Online groups that track down paedophiles – known as ‘paedophile hunters’ – have often portrayed themselves as the last line of defence for children battling online abuse given that police aren’t up to the task. Yet by closely examining private, online conversations between hunters, a study co-authored at Cambridge Judge Business School draws a different picture.
The study published in the journal ‘Applied Linguistics’ is based on the academic concept of ‘stance’, or the linguistic means by which people convey personal attitudes, emotions and assessments. The paper specifically focuses on expressions of identity through collective stance-taking in order to enhance our understanding of how such groups operate and what motivates their behaviour based on what surfaces in their conversations.
How paedophile hunting can be driven by a need for inclusivity as well as moral values
While supporting the observation of how hunters position themselves, the research also identifies the importance that paedophile hunting plays in filling a social void.
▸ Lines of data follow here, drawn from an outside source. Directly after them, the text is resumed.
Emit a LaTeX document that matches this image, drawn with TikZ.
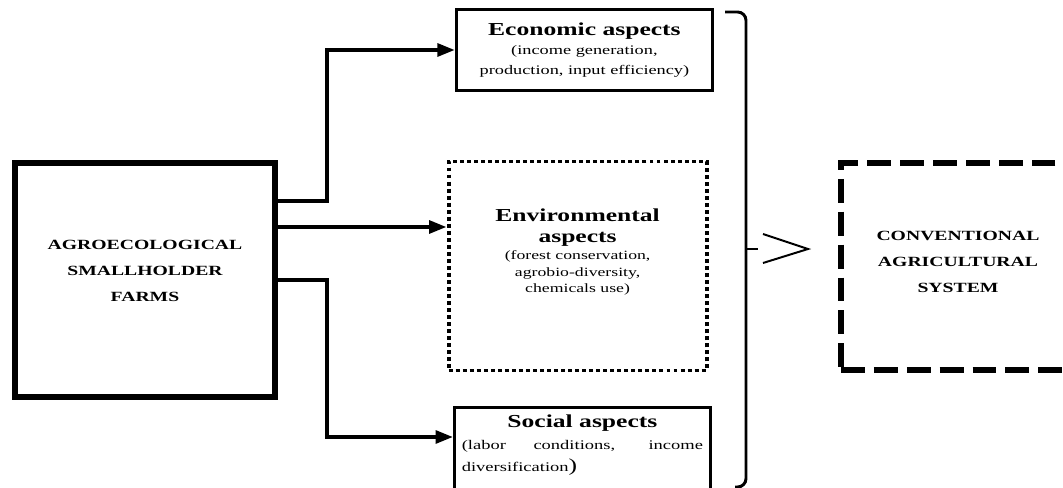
\documentclass[tikz,border=0pt]{standalone}
\usepackage{fontspec}
\setmainfont{Liberation Serif}[FakeStretch=1.4]
\usetikzlibrary{arrows.meta,positioning,calc}

\newcommand{\aspecthead}{\fontsize{13}{15}\selectfont\bfseries}
\newcommand{\capsfont}{\fontsize{10}{18.4}\selectfont\bfseries}

\begin{document}
\begin{tikzpicture}[
    farmbox/.style={rectangle, draw, line width=4.6pt, align=center, font=\capsfont},
    aspect/.style={rectangle, draw, line width=2.1pt, align=center, inner sep=3pt},
    flow/.style={-{Triangle[length=12.5pt,width=9pt]}, line width=2.8pt}
]
    \useasboundingbox (0,0) rectangle (26.575,12.175);

    \node[farmbox, minimum width=6.49cm, minimum height=5.85cm, text depth=0.45cm] (farms) at (3.625,5.175) {AGROECOLOGICAL\\SMALLHOLDER\\FARMS};

    \node[aspect, minimum width=6.4cm, minimum height=2.025cm, font=\fontsize{9.3}{14}\selectfont] (econ) at (14.61,10.925) {{\aspecthead Economic aspects}\\(income generation,\\production, input efficiency)};
    \node[aspect, line width=2.8pt, dash pattern=on 2.8pt off 2.2pt, minimum width=6.45cm, minimum height=5.225cm, font=\fontsize{9}{12}\selectfont, text depth=0.76cm] (env) at (14.44,5.525) {{\aspecthead Environmental}\\[3pt]{\aspecthead aspects}\\(forest conservation,\\agrobio-diversity,\\chemicals use)};
    \node[aspect, anchor=north, inner ysep=5.5pt, minimum width=6.39cm, font=\fontsize{9.4}{15.5}\selectfont, text depth=1.15cm] (social) at (14.56,2.025) {{\aspecthead Social aspects}\\\parbox[t]{6.03cm}{(labor conditions, income \mbox{diversification}{\fontsize{13}{15.5}\selectfont)}}};

    \node[farmbox, line width=4.3pt, dash pattern=on 17pt off 6.4pt, minimum width=5.85cm, minimum height=5.175cm, text depth=0.225cm] (conv) at (23.95,5.5125) {CONVENTIONAL\\AGRICULTURAL\\SYSTEM};

    % Arrows
    \coordinate (a1) at ([yshift=1.975cm]farms.east);
    \coordinate (a2) at ([yshift=1.325cm]farms.east);
    \draw[flow] (a1) -- ++(1.225,0) |- (econ.west);
    \draw[flow] (a2) -- (a2 -| env.west);
    \draw[flow] (farms.east) -- ++(1.225,0) |- ([yshift=-0.775cm]social.north west);

    % Bracket
    \coordinate (brk) at (18.65,5.95);
    \draw[line width=2.1pt, rounded corners=6pt] (18.125,11.875) -- (18.65,11.875) -- (18.65,0.0) -- (18.375,0.0);
    \draw[line width=2.1pt] (brk) -- ++(0.3,0);
    \draw[line width=1.4pt] ($(brk)+(0.425,0.375)$) -- ($(brk)+(1.55,0)$) -- ($(brk)+(0.425,-0.35)$);

\end{tikzpicture}
\end{document}
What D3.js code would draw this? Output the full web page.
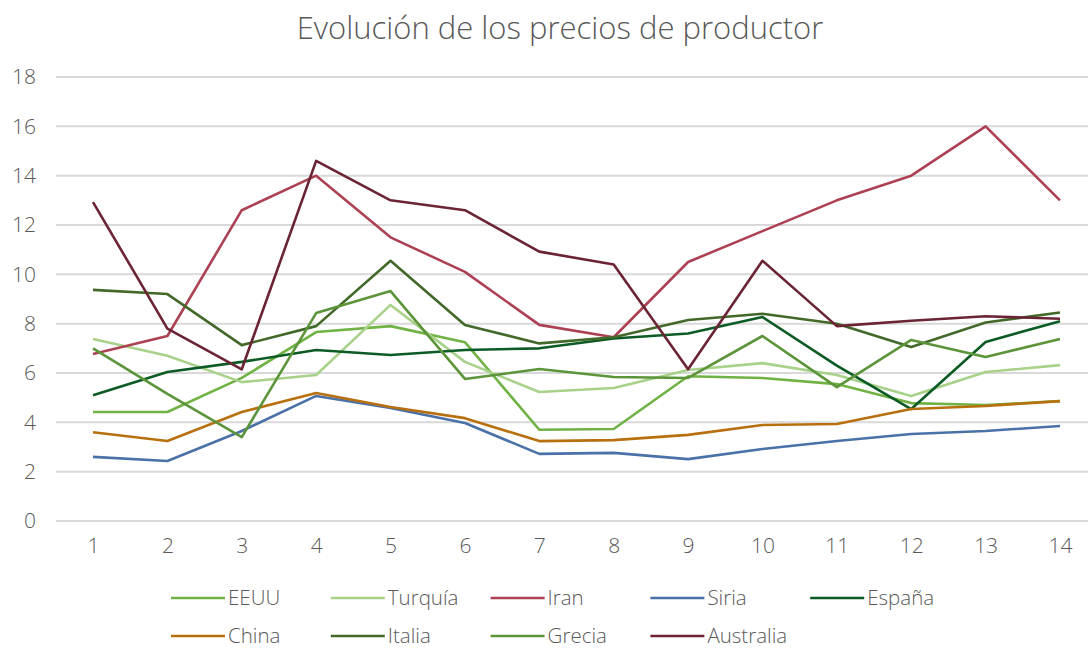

This includes the less magnanimous role of hunting as entertainment, which does not replace, but sits alongside, hunting as a moral pursuit.
Linguistic analysis finds that much of the chatroom talk among hunters are about topics unrelated to their ostensible objective of keeping children safe – including television, politics, hobbies, family and health – foregrounding the important role of hunting in bringing like-minded people together for social purposes.
“Hunters do what they do for a cocktail of reasons – some more salient than others depending on the individual hunter and the culture of the group,” says Mark de Rond, Professor of Organisational Ethnography at Cambridge Judge, who co-authored the new study as well as a comprehensive 2022 study into paedophile hunting published in the ‘Academy of Management Journal’ that has been credited by police organisations with helping to establish greater dialogue between hunters and police.
“There is an element of narcissism, to be sure; there is moral outrage at the scourge eating away at decent society; there is traumatisation, as many hunters are survivors of abuse; and there is the belief among many hunters that they are the last line of defence. The entertainment value of hunting falls in the narcissism camp.
Hunters do what they do for a cocktail of reasons – some more salient than others depending on the individual hunter and the culture of the group.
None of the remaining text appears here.